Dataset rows
○ ○ ○
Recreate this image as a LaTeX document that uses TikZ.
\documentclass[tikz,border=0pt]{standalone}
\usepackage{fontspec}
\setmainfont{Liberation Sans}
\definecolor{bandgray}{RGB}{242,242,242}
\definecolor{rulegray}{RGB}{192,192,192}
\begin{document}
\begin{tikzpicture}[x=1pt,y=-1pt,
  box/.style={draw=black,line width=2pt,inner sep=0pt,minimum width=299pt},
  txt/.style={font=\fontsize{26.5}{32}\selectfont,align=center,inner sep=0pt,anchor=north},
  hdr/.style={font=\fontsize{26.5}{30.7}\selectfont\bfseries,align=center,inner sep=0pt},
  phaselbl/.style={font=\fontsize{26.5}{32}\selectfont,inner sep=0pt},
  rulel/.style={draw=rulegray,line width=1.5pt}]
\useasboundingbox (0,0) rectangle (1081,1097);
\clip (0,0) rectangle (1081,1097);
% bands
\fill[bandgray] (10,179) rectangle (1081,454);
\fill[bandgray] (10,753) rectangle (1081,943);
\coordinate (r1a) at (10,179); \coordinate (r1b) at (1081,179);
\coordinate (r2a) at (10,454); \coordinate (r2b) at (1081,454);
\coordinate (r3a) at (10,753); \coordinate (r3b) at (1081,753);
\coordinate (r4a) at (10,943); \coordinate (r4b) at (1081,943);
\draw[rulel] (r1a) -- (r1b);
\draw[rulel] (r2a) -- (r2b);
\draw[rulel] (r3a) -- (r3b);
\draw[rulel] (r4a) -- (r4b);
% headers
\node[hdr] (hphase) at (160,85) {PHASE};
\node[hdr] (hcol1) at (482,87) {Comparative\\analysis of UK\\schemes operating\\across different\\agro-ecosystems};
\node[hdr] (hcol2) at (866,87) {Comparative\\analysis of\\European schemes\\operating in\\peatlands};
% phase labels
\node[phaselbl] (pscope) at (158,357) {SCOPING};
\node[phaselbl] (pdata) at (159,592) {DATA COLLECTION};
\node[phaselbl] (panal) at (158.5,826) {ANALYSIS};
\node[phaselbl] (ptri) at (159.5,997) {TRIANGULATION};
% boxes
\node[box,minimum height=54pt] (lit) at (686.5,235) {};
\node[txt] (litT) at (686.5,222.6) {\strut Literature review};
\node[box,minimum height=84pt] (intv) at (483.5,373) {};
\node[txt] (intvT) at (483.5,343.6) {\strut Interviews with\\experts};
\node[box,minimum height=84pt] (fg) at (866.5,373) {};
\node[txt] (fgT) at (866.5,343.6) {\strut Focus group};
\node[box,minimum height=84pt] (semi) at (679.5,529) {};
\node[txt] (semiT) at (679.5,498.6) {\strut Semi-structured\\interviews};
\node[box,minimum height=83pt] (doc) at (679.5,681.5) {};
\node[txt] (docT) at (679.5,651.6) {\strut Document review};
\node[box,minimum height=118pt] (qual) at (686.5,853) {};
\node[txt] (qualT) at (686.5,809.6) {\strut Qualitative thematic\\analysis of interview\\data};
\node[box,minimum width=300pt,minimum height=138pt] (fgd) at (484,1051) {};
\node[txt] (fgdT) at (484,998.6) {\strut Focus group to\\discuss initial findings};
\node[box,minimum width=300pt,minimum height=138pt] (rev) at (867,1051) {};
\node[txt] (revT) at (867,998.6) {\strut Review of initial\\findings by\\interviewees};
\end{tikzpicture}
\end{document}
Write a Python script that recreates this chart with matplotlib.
○ ○ ○
== AIM ==
Gather each line in the data that holds the string "this".

== TASK SOLUTION ==
Recreate this image as a LaTeX document that uses TikZ.
Write a Python script that recreates this chart with matplotlib.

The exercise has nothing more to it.